Задача не в том, чтобы бежать впереди Платонова и судить, что он сделал хорошо и что плохо, а в том, чтобы смиренно идти за ним, пытаться понять его жизненный путь во всей полноте.
— А как вы поступаете, когда открываются какие-то неприглядные моменты в жизни ваших героев?
— Я не могу обманывать читателя. Были скелеты в шкафу — эти скелеты надо описать, потому что без них писатель не может быть понят. Но одно дело — скелеты в шкафу у человека постороннего, другое дело — у того, кого ты считаешь для себя очень дорогим. Поэтому я очень опасался этих скелетов в шкафу у Платонова. Сказать, что их совсем у него нет, нельзя…
— Например?
— Я не думал, что он зайдет так далеко в своей ранней публицистике. Он ведь прямо говорил, что коммунисты должен взять на себя кровь буржуазии, должны ее пролить, и фактически призывал к социальному геноциду. Мне казалось, кровь его остановит, — не остановила. По крайней мере, на словах. Платонов никого не убивал, но он к этому призывал. Прямо написал черным по белому: их надо убивать, потому что они буржуи. Но опять же, важно, что написав это, он пошел не в ЧК, а землю копать и строить каналы.
Еще — Платонов делал такие вещи, попадал в такие ситуации, что его должны были посадить. Но не посадили… Я не смею рассуждать об этом, не имея полного материала, но, видимо, там что-то очень непросто. Он был груб, жёсток, несдержан, порой высокомерен, известно, что много пил. Но никакого «криминала» в личности Платонова я не нашел.
— Чему, на Ваш взгляд, мы могли бы поучиться у Платонова?
— Вопрос очень платоновский, потому что Платонов относился к литературе в большой степени утилитарно. Он считал, что литература должна выполнять нравственную задачу, и не стеснялся морализаторства.

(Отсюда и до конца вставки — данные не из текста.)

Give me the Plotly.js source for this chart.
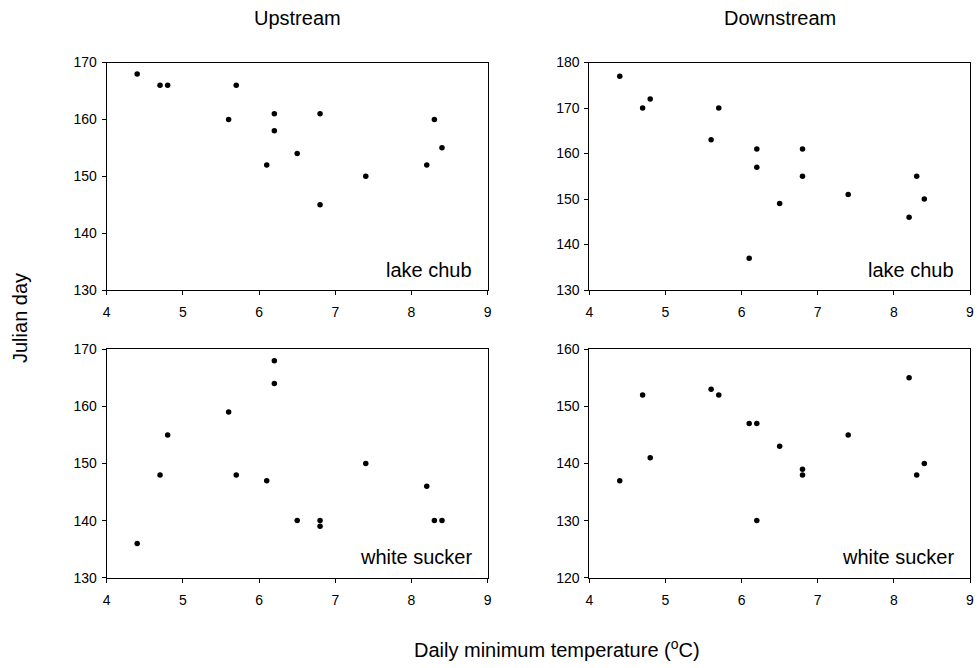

Чему он может научить? Я думаю, это вопрос не столько Платонова, сколько того человека, который будет у него учиться. Мир Платонова представляет собой весь круговорот человеческого бытия. То, от чего русская литература XIX века уходила — физическая любовь, энергия низа и энергия верха, их соотношение — все это мы встречаем у Платонова. Он пытался этот состав сложной человеческой жизни со всеми ее этажами, со всеми ее составляющими в литературе изобразить. И в этом свете вопрос, чему мы научимся у Платонова, получает такой ответ: мы должны учиться жизни в ее совокупности, жизни во всей ее полноте.
Я думаю, что никто из русских писателей XX века полноту бытия не выразил так, как это сделал Андрей Платонов. И это движение от низа к верху, этот вектор от тьмы к свету, от разрушения к созиданию, от отрицания к приятию Бога — это тоже у Платонова есть, он через это прошел. И если говорить об истории — когда происходит некая попытка реабилитировать Сталина (это частный вопрос, но тем не менее), у Платонова очень хорошо показано, какая цена была заплачена народом в переходе от сохи к атомной бомбе. И поскольку он сам был — по крайней мере, в молодости, — сторонником этого перехода, то разница между тем, что было задумано и тем, что получилось, тоже показана Андреем Платоновым. В его прозе мы можем найти глубокий и точный ответ на вопрос, что произошло с Россией и с русским человеком в XX веке.